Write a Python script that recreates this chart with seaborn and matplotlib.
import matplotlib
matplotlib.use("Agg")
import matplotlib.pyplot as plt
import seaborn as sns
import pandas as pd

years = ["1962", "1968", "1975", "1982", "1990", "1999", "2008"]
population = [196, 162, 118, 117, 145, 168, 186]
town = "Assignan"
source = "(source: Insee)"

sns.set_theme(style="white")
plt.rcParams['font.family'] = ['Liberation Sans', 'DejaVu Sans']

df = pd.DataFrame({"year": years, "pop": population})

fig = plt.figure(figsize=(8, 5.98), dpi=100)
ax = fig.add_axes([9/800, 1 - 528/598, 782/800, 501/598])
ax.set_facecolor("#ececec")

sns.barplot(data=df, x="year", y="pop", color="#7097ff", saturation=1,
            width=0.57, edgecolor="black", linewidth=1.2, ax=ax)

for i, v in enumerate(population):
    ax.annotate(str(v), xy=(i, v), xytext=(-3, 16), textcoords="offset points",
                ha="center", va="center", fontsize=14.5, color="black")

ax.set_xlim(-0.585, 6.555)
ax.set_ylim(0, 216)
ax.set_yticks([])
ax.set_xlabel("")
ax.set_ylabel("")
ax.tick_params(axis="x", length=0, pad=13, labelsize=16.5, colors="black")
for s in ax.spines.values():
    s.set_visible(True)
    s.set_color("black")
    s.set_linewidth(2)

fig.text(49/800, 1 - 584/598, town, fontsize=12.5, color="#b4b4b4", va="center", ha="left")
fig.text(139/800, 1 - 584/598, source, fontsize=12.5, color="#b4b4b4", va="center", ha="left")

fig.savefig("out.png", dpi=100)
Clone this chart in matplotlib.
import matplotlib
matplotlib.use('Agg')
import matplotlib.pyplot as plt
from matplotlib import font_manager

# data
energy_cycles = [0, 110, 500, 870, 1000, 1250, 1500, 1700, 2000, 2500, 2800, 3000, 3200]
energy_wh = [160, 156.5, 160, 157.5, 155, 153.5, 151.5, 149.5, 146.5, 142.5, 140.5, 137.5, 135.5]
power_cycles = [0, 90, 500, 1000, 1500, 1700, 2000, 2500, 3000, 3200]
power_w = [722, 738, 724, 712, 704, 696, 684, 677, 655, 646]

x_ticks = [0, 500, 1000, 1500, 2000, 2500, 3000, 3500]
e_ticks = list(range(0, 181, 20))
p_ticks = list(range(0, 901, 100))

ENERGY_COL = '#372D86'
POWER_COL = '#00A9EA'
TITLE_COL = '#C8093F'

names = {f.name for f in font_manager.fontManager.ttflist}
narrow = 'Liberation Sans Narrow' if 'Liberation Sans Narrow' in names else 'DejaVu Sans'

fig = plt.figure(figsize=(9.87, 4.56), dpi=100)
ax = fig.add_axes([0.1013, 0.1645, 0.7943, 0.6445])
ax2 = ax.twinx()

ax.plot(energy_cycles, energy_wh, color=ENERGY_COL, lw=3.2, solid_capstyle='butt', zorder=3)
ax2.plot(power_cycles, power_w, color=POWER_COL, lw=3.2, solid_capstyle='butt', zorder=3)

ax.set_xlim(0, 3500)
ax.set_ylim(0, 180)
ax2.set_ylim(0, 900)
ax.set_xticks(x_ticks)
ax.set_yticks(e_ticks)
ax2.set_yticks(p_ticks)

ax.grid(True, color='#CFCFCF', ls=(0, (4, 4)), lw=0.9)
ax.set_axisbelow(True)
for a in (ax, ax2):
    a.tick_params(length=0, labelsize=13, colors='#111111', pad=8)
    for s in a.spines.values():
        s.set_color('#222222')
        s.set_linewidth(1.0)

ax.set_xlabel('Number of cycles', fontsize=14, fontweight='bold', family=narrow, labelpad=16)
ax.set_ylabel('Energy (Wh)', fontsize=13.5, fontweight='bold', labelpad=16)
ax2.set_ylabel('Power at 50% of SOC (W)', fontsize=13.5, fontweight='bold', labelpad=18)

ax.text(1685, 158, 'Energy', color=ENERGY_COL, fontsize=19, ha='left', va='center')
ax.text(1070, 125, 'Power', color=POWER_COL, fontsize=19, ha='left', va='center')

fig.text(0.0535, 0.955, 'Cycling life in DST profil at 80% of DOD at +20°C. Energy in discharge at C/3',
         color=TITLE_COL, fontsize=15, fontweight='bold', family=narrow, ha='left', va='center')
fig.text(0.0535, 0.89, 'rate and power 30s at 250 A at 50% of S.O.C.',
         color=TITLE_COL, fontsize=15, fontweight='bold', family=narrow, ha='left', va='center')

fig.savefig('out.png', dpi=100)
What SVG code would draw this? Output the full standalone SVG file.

========

Required work
Word for word, write out all of the data above.

Exercise response
Write a Python script that recreates this chart with seaborn and matplotlib.
import matplotlib
matplotlib.use("Agg")
import matplotlib.pyplot as plt
import seaborn as sns
import pandas as pd

years = ["1962", "1968", "1975", "1982", "1990", "1999", "2008"]
population = [196, 162, 118, 117, 145, 168, 186]
town = "Assignan"
source = "(source: Insee)"

sns.set_theme(style="white")
plt.rcParams['font.family'] = ['Liberation Sans', 'DejaVu Sans']

df = pd.DataFrame({"year": years, "pop": population})

fig = plt.figure(figsize=(8, 5.98), dpi=100)
ax = fig.add_axes([9/800, 1 - 528/598, 782/800, 501/598])
ax.set_facecolor("#ececec")

sns.barplot(data=df, x="year", y="pop", color="#7097ff", saturation=1,
            width=0.57, edgecolor="black", linewidth=1.2, ax=ax)

for i, v in enumerate(population):
    ax.annotate(str(v), xy=(i, v), xytext=(-3, 16), textcoords="offset points",
                ha="center", va="center", fontsize=14.5, color="black")

ax.set_xlim(-0.585, 6.555)
ax.set_ylim(0, 216)
ax.set_yticks([])
ax.set_xlabel("")
ax.set_ylabel("")
ax.tick_params(axis="x", length=0, pad=13, labelsize=16.5, colors="black")
for s in ax.spines.values():
    s.set_visible(True)
    s.set_color("black")
    s.set_linewidth(2)

fig.text(49/800, 1 - 584/598, town, fontsize=12.5, color="#b4b4b4", va="center", ha="left")
fig.text(139/800, 1 - 584/598, source, fontsize=12.5, color="#b4b4b4", va="center", ha="left")

fig.savefig("out.png", dpi=100)
Clone this chart in matplotlib.
import matplotlib
matplotlib.use('Agg')
import matplotlib.pyplot as plt
from matplotlib import font_manager

# data
energy_cycles = [0, 110, 500, 870, 1000, 1250, 1500, 1700, 2000, 2500, 2800, 3000, 3200]
energy_wh = [160, 156.5, 160, 157.5, 155, 153.5, 151.5, 149.5, 146.5, 142.5, 140.5, 137.5, 135.5]
power_cycles = [0, 90, 500, 1000, 1500, 1700, 2000, 2500, 3000, 3200]
power_w = [722, 738, 724, 712, 704, 696, 684, 677, 655, 646]

x_ticks = [0, 500, 1000, 1500, 2000, 2500, 3000, 3500]
e_ticks = list(range(0, 181, 20))
p_ticks = list(range(0, 901, 100))

ENERGY_COL = '#372D86'
POWER_COL = '#00A9EA'
TITLE_COL = '#C8093F'

names = {f.name for f in font_manager.fontManager.ttflist}
narrow = 'Liberation Sans Narrow' if 'Liberation Sans Narrow' in names else 'DejaVu Sans'

fig = plt.figure(figsize=(9.87, 4.56), dpi=100)
ax = fig.add_axes([0.1013, 0.1645, 0.7943, 0.6445])
ax2 = ax.twinx()

ax.plot(energy_cycles, energy_wh, color=ENERGY_COL, lw=3.2, solid_capstyle='butt', zorder=3)
ax2.plot(power_cycles, power_w, color=POWER_COL, lw=3.2, solid_capstyle='butt', zorder=3)

ax.set_xlim(0, 3500)
ax.set_ylim(0, 180)
ax2.set_ylim(0, 900)
ax.set_xticks(x_ticks)
ax.set_yticks(e_ticks)
ax2.set_yticks(p_ticks)

ax.grid(True, color='#CFCFCF', ls=(0, (4, 4)), lw=0.9)
ax.set_axisbelow(True)
for a in (ax, ax2):
    a.tick_params(length=0, labelsize=13, colors='#111111', pad=8)
    for s in a.spines.values():
        s.set_color('#222222')
        s.set_linewidth(1.0)

ax.set_xlabel('Number of cycles', fontsize=14, fontweight='bold', family=narrow, labelpad=16)
ax.set_ylabel('Energy (Wh)', fontsize=13.5, fontweight='bold', labelpad=16)
ax2.set_ylabel('Power at 50% of SOC (W)', fontsize=13.5, fontweight='bold', labelpad=18)

ax.text(1685, 158, 'Energy', color=ENERGY_COL, fontsize=19, ha='left', va='center')
ax.text(1070, 125, 'Power', color=POWER_COL, fontsize=19, ha='left', va='center')

fig.text(0.0535, 0.955, 'Cycling life in DST profil at 80% of DOD at +20°C. Energy in discharge at C/3',
         color=TITLE_COL, fontsize=15, fontweight='bold', family=narrow, ha='left', va='center')
fig.text(0.0535, 0.89, 'rate and power 30s at 250 A at 50% of S.O.C.',
         color=TITLE_COL, fontsize=15, fontweight='bold', family=narrow, ha='left', va='center')

fig.savefig('out.png', dpi=100)
What SVG code would draw this? Output the full standalone SVG file.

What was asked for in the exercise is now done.